▶ _Data segment_
═══

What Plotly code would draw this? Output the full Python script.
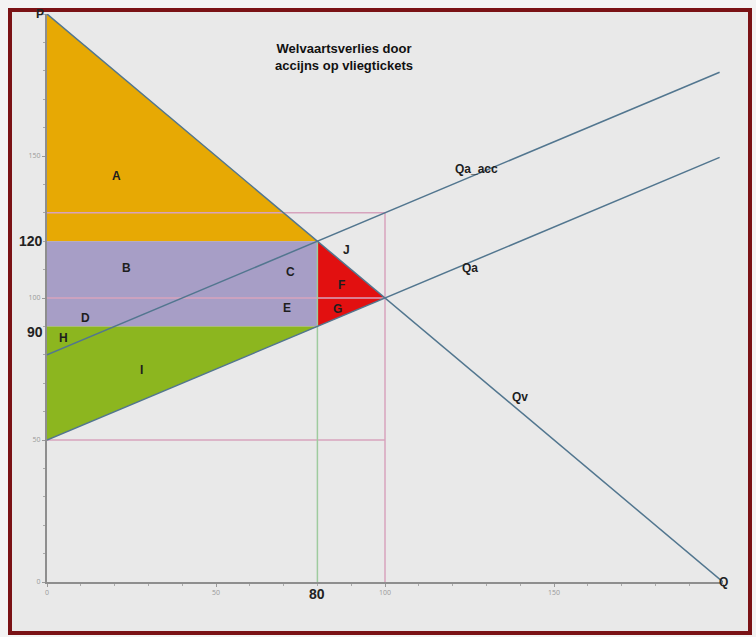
"""Welvaartsverlies door accijns op vliegtickets"""

import plotly.graph_objects as go

# curves (Q, P)
q_demand = [0, 200]
p_demand = [200, 0]
q_supply = [0, 199]
p_supply = [50, 149.5]
q_supply_acc = [0, 199]
p_supply_acc = [80, 179.5]

# shaded welfare areas
area_a_q = [0, 80, 0]
area_a_p = [200, 120, 120]
area_bcde_q = [0, 80, 80, 0]
area_bcde_p = [120, 120, 90, 90]
area_i_q = [0, 80, 0]
area_i_p = [50, 90, 90]
area_fgj_q = [80, 100, 80]
area_fgj_p = [120, 100, 90]

# guide lines
guide_pink = [([0, 100], [130, 130]), ([0, 100], [100, 100]), ([0, 100], [50, 50]), ([100, 100], [0, 130])]
guide_green = ([80, 80], [0, 120])

area_labels = ["A", "B", "C", "D", "E", "F", "G", "H", "I", "J"]
area_label_q = [20.5, 23.5, 72, 11.5, 71, 87, 86, 4.8, 28, 88.5]
area_label_p = [143, 110.5, 109, 93, 96.5, 104.5, 96, 86, 74.5, 117]

curve_labels = ["Qa_acc", "Qa", "Qv"]
curve_label_q = [127, 125, 140]
curve_label_p = [145.5, 110.5, 65]

x_ticks = [0, 50, 100, 150]
y_ticks = [0, 50, 100, 150]

# pixel geometry of the plot area
W, H = 756, 637
X0, X1 = 47, 723
Y0, Y1 = 582, 14

LINE = "#52768f"
PINK = "#d7a3bd"
FONT = "Liberation Sans"

fig = go.Figure()


def area(q, p, color):
    fig.add_trace(go.Scatter(x=q, y=p, fill="toself", fillcolor=color, mode="lines",
                             line=dict(width=0), hoverinfo="skip"))


area(area_a_q, area_a_p, "#e7a904")
area(area_bcde_q, area_bcde_p, "#a79ec6")
area(area_i_q, area_i_p, "#8cb61f")
area(area_fgj_q, area_fgj_p, "#e21010")

for gq, gp in guide_pink:
    fig.add_trace(go.Scatter(x=gq, y=gp, mode="lines", line=dict(color=PINK, width=1.5), hoverinfo="skip"))
fig.add_trace(go.Scatter(x=guide_green[0], y=guide_green[1], mode="lines",
                         line=dict(color="#9fcb9f", width=1.5), hoverinfo="skip"))

for q, p in [(q_demand, p_demand), (q_supply, p_supply), (q_supply_acc, p_supply_acc)]:
    fig.add_trace(go.Scatter(x=q, y=p, mode="lines", line=dict(color=LINE, width=1.5), hoverinfo="skip"))

for t, q, p in zip(area_labels + curve_labels, area_label_q + curve_label_q, area_label_p + curve_label_p):
    fig.add_annotation(x=q, y=p, text=f"<b>{t}</b>", showarrow=False,
                       font=dict(family=FONT, size=12, color="#1e1e1e"))

big = dict(family=FONT, size=14, color="#222222")
fig.add_annotation(x=0, y=120, text="<b>120</b>", showarrow=False, xanchor="right", xshift=-2, font=big)
fig.add_annotation(x=0, y=88, text="<b>90</b>", showarrow=False, xanchor="right", xshift=-2, font=big)
fig.add_annotation(x=80, y=0, text="<b>80</b>", showarrow=False, yanchor="top", yshift=-2, font=big)
fig.add_annotation(x=0, y=200, text="<b>P</b>", showarrow=False, xanchor="right", yanchor="middle",
                   xshift=-1, font=dict(family=FONT, size=12, color="#222"))
fig.add_annotation(x=200, y=0, text="<b>Q</b>", showarrow=False,
                   font=dict(family=FONT, size=12, color="#222"))

fig.add_annotation(x=88, y=185, text="<b>Welvaartsverlies door<br>accijns op vliegtickets</b>",
                   showarrow=False, font=dict(family=FONT, size=13, color="#111"))

# maroon frame around the picture
px = lambda v: (v - X0) / (X1 - X0)
py = lambda v: (Y0 - v) / (Y0 - Y1)
fig.add_shape(type="rect", xref="paper", yref="paper", x0=px(10), x1=px(750), y0=py(633), y1=py(10),
              line=dict(color="#7a1215", width=4), fillcolor="#e9e9e9", layer="below")

axis_common = dict(showgrid=False, zeroline=False, showline=True, linecolor="#8e8e8e", linewidth=2,
                   ticks="outside", ticklen=3, tickcolor="#999", tickfont=dict(size=7, color="#999999"),
                   automargin=False,
                   minor=dict(dtick=10, ticks="outside", ticklen=2, tickcolor="#aaa"))

fig.update_layout(
    width=W, height=H,
    margin=dict(l=X0, r=W - X1, t=Y1, b=H - Y0),
    paper_bgcolor="#f3f3f3",
    plot_bgcolor="rgba(0,0,0,0)",
    showlegend=False,
    xaxis=dict(range=[0, 200], tickvals=x_ticks, **axis_common),
    yaxis=dict(range=[0, 200], tickvals=y_ticks, **axis_common),
)

fig.write_html("out.html", config={"displayModeBar": False},
               post_script="document.body.style.margin='0';")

═══

▶ _Exercise task_
Your copy of the data should match it exactly, except that pictures are left out.

▶ _Exercise solution_
What Plotly code would draw this? Output the full Python script.
"""Welvaartsverlies door accijns op vliegtickets"""

import plotly.graph_objects as go

# curves (Q, P)
q_demand = [0, 200]
p_demand = [200, 0]
q_supply = [0, 199]
p_supply = [50, 149.5]
q_supply_acc = [0, 199]
p_supply_acc = [80, 179.5]

# shaded welfare areas
area_a_q = [0, 80, 0]
area_a_p = [200, 120, 120]
area_bcde_q = [0, 80, 80, 0]
area_bcde_p = [120, 120, 90, 90]
area_i_q = [0, 80, 0]
area_i_p = [50, 90, 90]
area_fgj_q = [80, 100, 80]
area_fgj_p = [120, 100, 90]

# guide lines
guide_pink = [([0, 100], [130, 130]), ([0, 100], [100, 100]), ([0, 100], [50, 50]), ([100, 100], [0, 130])]
guide_green = ([80, 80], [0, 120])

area_labels = ["A", "B", "C", "D", "E", "F", "G", "H", "I", "J"]
area_label_q = [20.5, 23.5, 72, 11.5, 71, 87, 86, 4.8, 28, 88.5]
area_label_p = [143, 110.5, 109, 93, 96.5, 104.5, 96, 86, 74.5, 117]

curve_labels = ["Qa_acc", "Qa", "Qv"]
curve_label_q = [127, 125, 140]
curve_label_p = [145.5, 110.5, 65]

x_ticks = [0, 50, 100, 150]
y_ticks = [0, 50, 100, 150]

# pixel geometry of the plot area
W, H = 756, 637
X0, X1 = 47, 723
Y0, Y1 = 582, 14

LINE = "#52768f"
PINK = "#d7a3bd"
FONT = "Liberation Sans"

fig = go.Figure()


def area(q, p, color):
    fig.add_trace(go.Scatter(x=q, y=p, fill="toself", fillcolor=color, mode="lines",
                             line=dict(width=0), hoverinfo="skip"))


area(area_a_q, area_a_p, "#e7a904")
area(area_bcde_q, area_bcde_p, "#a79ec6")
area(area_i_q, area_i_p, "#8cb61f")
area(area_fgj_q, area_fgj_p, "#e21010")

for gq, gp in guide_pink:
    fig.add_trace(go.Scatter(x=gq, y=gp, mode="lines", line=dict(color=PINK, width=1.5), hoverinfo="skip"))
fig.add_trace(go.Scatter(x=guide_green[0], y=guide_green[1], mode="lines",
                         line=dict(color="#9fcb9f", width=1.5), hoverinfo="skip"))

for q, p in [(q_demand, p_demand), (q_supply, p_supply), (q_supply_acc, p_supply_acc)]:
    fig.add_trace(go.Scatter(x=q, y=p, mode="lines", line=dict(color=LINE, width=1.5), hoverinfo="skip"))

for t, q, p in zip(area_labels + curve_labels, area_label_q + curve_label_q, area_label_p + curve_label_p):
    fig.add_annotation(x=q, y=p, text=f"<b>{t}</b>", showarrow=False,
                       font=dict(family=FONT, size=12, color="#1e1e1e"))

big = dict(family=FONT, size=14, color="#222222")
fig.add_annotation(x=0, y=120, text="<b>120</b>", showarrow=False, xanchor="right", xshift=-2, font=big)
fig.add_annotation(x=0, y=88, text="<b>90</b>", showarrow=False, xanchor="right", xshift=-2, font=big)
fig.add_annotation(x=80, y=0, text="<b>80</b>", showarrow=False, yanchor="top", yshift=-2, font=big)
fig.add_annotation(x=0, y=200, text="<b>P</b>", showarrow=False, xanchor="right", yanchor="middle",
                   xshift=-1, font=dict(family=FONT, size=12, color="#222"))
fig.add_annotation(x=200, y=0, text="<b>Q</b>", showarrow=False,
                   font=dict(family=FONT, size=12, color="#222"))

fig.add_annotation(x=88, y=185, text="<b>Welvaartsverlies door<br>accijns op vliegtickets</b>",
                   showarrow=False, font=dict(family=FONT, size=13, color="#111"))

# maroon frame around the picture
px = lambda v: (v - X0) / (X1 - X0)
py = lambda v: (Y0 - v) / (Y0 - Y1)
fig.add_shape(type="rect", xref="paper", yref="paper", x0=px(10), x1=px(750), y0=py(633), y1=py(10),
              line=dict(color="#7a1215", width=4), fillcolor="#e9e9e9", layer="below")

axis_common = dict(showgrid=False, zeroline=False, showline=True, linecolor="#8e8e8e", linewidth=2,
                   ticks="outside", ticklen=3, tickcolor="#999", tickfont=dict(size=7, color="#999999"),
                   automargin=False,
                   minor=dict(dtick=10, ticks="outside", ticklen=2, tickcolor="#aaa"))

fig.update_layout(
    width=W, height=H,
    margin=dict(l=X0, r=W - X1, t=Y1, b=H - Y0),
    paper_bgcolor="#f3f3f3",
    plot_bgcolor="rgba(0,0,0,0)",
    showlegend=False,
    xaxis=dict(range=[0, 200], tickvals=x_ticks, **axis_common),
    yaxis=dict(range=[0, 200], tickvals=y_ticks, **axis_common),
)

fig.write_html("out.html", config={"displayModeBar": False},
               post_script="document.body.style.margin='0';")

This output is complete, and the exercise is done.